IHRAM.CO.ID, JAKARTA -- Imam Malik dan Imam Syafi'i berpendapat bahwa adanya mahram bukan syarat wajib haji bagi perempuan dalam suatu keadaan. Pendapat itu berdasarkan hadis riwayat Aisyah ra, Ibnu Umar ra, Ibnu Zubair ra, Imam Atha, Ibnu Sirin, al-Auza'i.
"Pendapat itu merupakan Imam Zuhri, Qatadah, Hakam bin Utaibah, Daud Dzahiri dan pengikutnya," katanya.
Aisyah pernah ditanya, "Apakah perempuan tidak diperkenankan berpergian kecuali dengan mahramnya?" Beliau menjawab, "Tidak semua perempuan mempunyai mahram."
Dari Nafi, hamba sahaya Ibnu Umar ra ia berkata "Abdullah bin Umar pernah bepergian bersama para hamba sahayanya yang perempuan dan mereka tidak disertai mahram mereka."
Imam Atha pernah ditanya tentang seorang perempuan yang tidak disertai mahramnya dan tidak didampingi suaminya, tetapi beserta hamba hamba sahayanya yang perempuan yang senantiasa mengikutinya pada waktu turun dari kendaraan, penjagaan dan naik ke kendaraan.
Imam Atha berkata, "Ya, boleh! Hendaknya ia berhaji."
Imam Ibnu Sirin berpendapat. "Tidak apa-apa seorang perempuan keluar dengan seorang laki-laki muslim."
Imam Malik berpendapat. "Seorang muslimah boleh keluar bepergian tanpa disertai mahram asalkan bersama kelompok muslimat."
Imam Hammad berpendapat, "Tidak apa-apa seorang muslim bepergian tanpa disertai mahram asalkan bersama kaum muslimin yang sholeh-sholeh."
Imam Auza'i berpendapat seorang muslimah boleh keluar bepergian dengan rombongan yang terpercaya."
Imam Syafi'i berkata, "Seorang muslim boleh keluar dengan seorang muslim lain yang mereka lagi terpercaya."

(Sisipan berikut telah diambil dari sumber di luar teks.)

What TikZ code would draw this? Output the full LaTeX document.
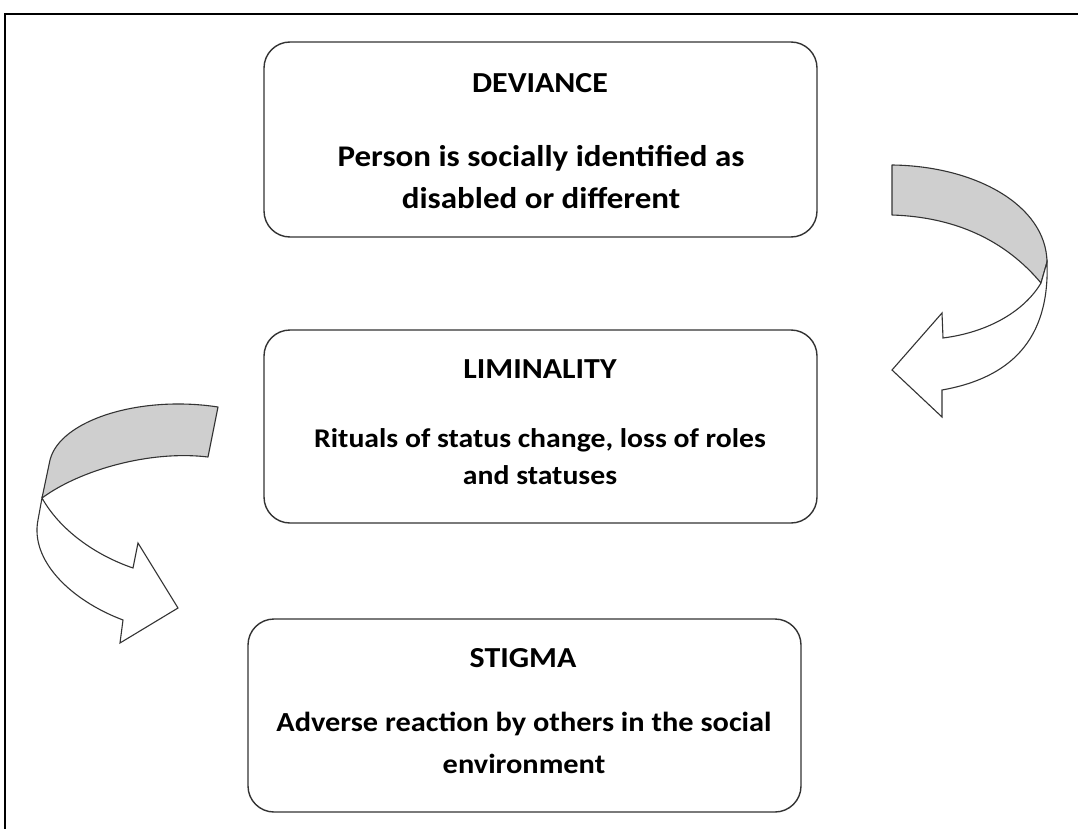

Imam ibn Hajm berpendapat, "Seorang muslimah yang tidak punya mahram sesungguhnya boleh berhaji dan ia tidak dikenai apa-apa. Namun jika ia mempunyai suami, suaminya wajib menyertai istrinya berhaji. Jika ia tidak menemaninya apa enggak sama suami itu berdosa kepada Allah SWT tingkat tetap berangkat haji dengan rombongan lain, maka istrinya tidak dikenai apa-apa"
Menurut pendapat kedua dari Imam Abu Hanifah dan Imam Ahmad berpendapat adanya mahram adalah syarat wajib haji bagi perempuan dan itu termasuk pendapat Hasan, Ikrimah, Ibrahim, an-Nakha'i, Imam Thawus, as-Sabi, Ishaq, Tsauri, Ibnu Munzir.